■ Supplied material
====

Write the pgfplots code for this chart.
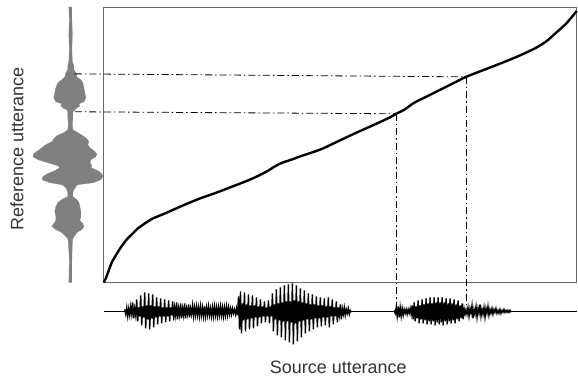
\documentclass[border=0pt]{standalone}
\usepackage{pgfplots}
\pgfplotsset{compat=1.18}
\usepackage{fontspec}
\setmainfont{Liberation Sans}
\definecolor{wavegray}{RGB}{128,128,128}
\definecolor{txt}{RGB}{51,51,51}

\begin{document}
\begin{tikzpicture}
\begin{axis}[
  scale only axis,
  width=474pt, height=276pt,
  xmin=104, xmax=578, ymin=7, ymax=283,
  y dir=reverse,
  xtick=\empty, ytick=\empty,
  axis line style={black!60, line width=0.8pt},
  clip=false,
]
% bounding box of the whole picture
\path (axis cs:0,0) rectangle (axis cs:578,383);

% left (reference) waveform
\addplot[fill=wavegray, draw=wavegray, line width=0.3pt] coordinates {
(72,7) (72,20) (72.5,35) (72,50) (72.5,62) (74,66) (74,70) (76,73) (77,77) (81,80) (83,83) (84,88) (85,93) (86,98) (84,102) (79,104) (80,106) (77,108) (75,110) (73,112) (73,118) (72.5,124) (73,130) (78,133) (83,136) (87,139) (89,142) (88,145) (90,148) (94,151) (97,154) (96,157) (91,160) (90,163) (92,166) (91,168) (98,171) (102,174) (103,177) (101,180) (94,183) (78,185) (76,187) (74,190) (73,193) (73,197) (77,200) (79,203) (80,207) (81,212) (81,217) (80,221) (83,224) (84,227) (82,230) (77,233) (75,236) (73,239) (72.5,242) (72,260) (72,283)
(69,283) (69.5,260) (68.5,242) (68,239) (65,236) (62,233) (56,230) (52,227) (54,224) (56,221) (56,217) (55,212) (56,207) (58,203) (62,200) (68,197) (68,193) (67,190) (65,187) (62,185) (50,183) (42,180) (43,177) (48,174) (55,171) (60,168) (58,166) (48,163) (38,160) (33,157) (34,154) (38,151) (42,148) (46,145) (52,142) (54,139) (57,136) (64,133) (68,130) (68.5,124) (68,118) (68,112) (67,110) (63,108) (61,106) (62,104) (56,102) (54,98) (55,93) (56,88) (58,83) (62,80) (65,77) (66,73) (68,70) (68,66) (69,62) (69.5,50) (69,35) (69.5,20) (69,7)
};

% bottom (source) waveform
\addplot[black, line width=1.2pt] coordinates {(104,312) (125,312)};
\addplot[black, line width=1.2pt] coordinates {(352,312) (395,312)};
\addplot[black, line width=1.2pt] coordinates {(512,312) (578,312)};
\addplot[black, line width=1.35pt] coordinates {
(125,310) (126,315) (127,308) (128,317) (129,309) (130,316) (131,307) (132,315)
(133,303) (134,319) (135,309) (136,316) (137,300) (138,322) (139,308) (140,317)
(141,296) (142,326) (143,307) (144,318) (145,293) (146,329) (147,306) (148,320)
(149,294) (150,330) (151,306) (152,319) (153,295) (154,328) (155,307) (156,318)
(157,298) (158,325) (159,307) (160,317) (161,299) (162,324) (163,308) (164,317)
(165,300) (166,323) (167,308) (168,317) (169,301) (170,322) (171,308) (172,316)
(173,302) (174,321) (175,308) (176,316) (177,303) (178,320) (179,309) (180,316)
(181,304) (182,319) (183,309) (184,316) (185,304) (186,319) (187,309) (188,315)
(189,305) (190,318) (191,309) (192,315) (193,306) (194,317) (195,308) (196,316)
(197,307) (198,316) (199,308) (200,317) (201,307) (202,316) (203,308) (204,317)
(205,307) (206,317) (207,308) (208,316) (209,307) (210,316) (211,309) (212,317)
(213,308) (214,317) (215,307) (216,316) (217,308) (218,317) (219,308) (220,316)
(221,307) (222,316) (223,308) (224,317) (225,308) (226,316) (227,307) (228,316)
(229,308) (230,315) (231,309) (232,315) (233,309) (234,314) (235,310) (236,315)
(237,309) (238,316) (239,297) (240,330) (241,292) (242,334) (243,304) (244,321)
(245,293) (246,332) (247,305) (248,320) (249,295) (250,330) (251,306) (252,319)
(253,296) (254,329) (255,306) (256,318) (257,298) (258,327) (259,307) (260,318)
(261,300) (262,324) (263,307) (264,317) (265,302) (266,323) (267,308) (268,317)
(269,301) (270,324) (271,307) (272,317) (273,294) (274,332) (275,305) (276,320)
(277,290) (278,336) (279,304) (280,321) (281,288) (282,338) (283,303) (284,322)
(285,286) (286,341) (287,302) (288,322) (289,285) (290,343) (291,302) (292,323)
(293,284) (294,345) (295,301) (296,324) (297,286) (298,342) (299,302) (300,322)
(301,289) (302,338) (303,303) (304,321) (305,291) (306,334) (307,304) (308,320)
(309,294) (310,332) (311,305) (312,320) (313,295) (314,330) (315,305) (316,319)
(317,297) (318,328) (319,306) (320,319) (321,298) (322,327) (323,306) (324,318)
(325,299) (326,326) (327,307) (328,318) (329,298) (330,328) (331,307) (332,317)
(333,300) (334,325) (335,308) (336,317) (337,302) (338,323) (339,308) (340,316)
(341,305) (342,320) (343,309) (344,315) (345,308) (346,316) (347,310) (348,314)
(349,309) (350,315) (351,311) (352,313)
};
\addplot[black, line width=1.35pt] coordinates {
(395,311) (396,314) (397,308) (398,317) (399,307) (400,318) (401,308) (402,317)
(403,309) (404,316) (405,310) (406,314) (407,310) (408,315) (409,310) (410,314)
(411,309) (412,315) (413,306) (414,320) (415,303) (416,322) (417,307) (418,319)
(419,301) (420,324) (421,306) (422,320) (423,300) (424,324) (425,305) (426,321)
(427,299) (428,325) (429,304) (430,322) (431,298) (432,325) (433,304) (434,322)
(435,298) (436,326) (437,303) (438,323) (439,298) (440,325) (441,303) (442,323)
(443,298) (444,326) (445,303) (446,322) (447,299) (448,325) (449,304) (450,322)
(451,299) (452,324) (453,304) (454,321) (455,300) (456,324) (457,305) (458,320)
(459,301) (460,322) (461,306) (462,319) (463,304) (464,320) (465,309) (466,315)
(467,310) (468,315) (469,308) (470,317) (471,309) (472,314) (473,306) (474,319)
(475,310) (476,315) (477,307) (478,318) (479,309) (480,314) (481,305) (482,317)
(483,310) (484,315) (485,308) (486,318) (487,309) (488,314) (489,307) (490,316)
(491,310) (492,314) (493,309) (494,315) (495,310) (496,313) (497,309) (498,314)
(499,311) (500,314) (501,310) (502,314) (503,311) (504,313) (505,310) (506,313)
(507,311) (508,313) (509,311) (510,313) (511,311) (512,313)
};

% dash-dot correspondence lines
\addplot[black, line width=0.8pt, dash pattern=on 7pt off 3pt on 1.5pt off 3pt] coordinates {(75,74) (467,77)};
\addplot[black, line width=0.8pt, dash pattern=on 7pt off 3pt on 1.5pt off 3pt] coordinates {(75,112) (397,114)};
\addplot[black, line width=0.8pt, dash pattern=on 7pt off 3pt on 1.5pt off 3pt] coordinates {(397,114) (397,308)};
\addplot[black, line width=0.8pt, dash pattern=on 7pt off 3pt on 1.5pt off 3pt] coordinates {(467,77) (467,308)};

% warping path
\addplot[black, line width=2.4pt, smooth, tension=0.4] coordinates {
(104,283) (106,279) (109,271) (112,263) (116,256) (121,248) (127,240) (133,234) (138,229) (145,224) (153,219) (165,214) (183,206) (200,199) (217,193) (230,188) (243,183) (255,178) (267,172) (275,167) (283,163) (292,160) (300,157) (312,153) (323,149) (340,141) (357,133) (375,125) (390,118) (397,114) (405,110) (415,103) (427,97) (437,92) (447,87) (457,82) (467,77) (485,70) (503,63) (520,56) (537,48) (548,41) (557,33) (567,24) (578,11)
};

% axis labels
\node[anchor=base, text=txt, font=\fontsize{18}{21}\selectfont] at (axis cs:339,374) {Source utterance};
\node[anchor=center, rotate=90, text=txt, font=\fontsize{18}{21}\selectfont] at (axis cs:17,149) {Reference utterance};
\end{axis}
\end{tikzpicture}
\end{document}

====

■ Aim of the exercise
Skip the pictures, please, and transcribe only the lines from the beginning of the material through the one that contains "rectangle (axis cs:578,383);".

■ Result of this task
Write the pgfplots code for this chart.
\documentclass[border=0pt]{standalone}
\usepackage{pgfplots}
\pgfplotsset{compat=1.18}
\usepackage{fontspec}
\setmainfont{Liberation Sans}
\definecolor{wavegray}{RGB}{128,128,128}
\definecolor{txt}{RGB}{51,51,51}

\begin{document}
\begin{tikzpicture}
\begin{axis}[
  scale only axis,
  width=474pt, height=276pt,
  xmin=104, xmax=578, ymin=7, ymax=283,
  y dir=reverse,
  xtick=\empty, ytick=\empty,
  axis line style={black!60, line width=0.8pt},
  clip=false,
]
% bounding box of the whole picture
\path (axis cs:0,0) rectangle (axis cs:578,383);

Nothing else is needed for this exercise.